Elected public official in a U.S. state

A high bailiff in the U.S. state of Vermont is an elected public official whose office is unique to local government in Vermont. High bailiffs are elected in each of Vermont's fourteen counties.

The duties of high bailiff are to serve writs which the sheriff is incapable of serving, such as the writ of arrest of the sheriff, and to temporarily succeed to the office of the sheriff in the event of the sheriff's incarceration or incapacity. The position is unpaid. In practice, an officeholder "rarely, if ever, does anything"; in 2016, the high bailiff of Addison County noted that it was not unusual for a person to hold the office for more than two decades without having to perform any official function. Addison County Sheriff Don Keeler said in 2012 that he believed he was the only Vermont high bailiff to have performed an official act in the preceding five decades (when he took over as acting sheriff in April 2012, after the sheriff died in office; Governor Peter Shumlin appointed Keeler sheriff a few months later).

While historically the office has largely been held by members of the law enforcement community, in 2020 several candidates ran for high bailiff on a platform calling for civilian oversight of law enforcement.
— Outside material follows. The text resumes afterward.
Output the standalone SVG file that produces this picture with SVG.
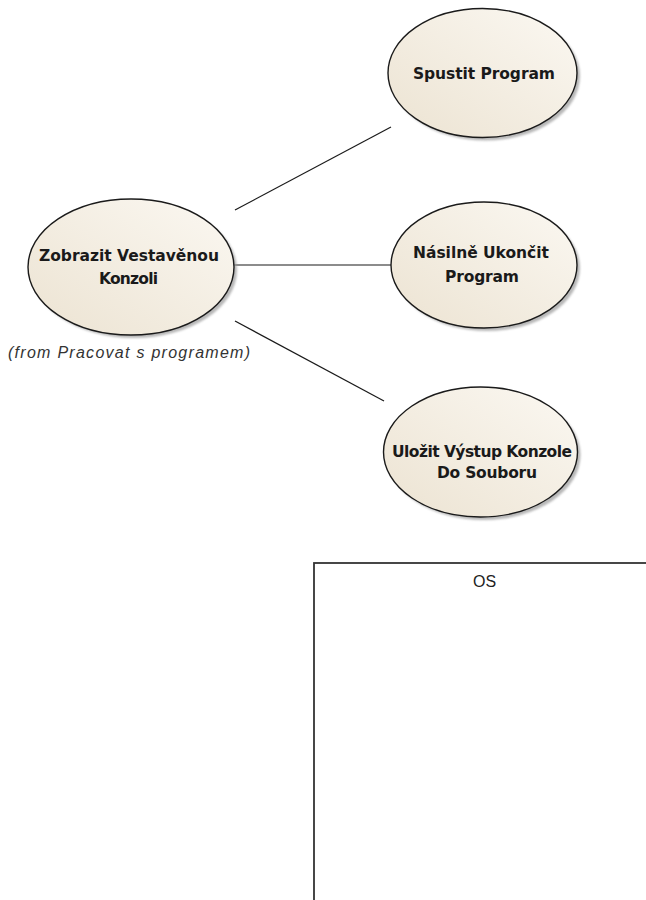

Three of those candidates won: former State's Attorney Bobby Sand in Windsor County, college student Asa Skinder in Washington County, and attorney and drug policy reform advocate Dave Silberman in Addison County.

In 2024, no candidates filed to run for high bailiff of Orange County, and two write-in candidates campaigned for the post. The winner of that race was Chris Helali, a social studies teacher and member of the American Communist Party.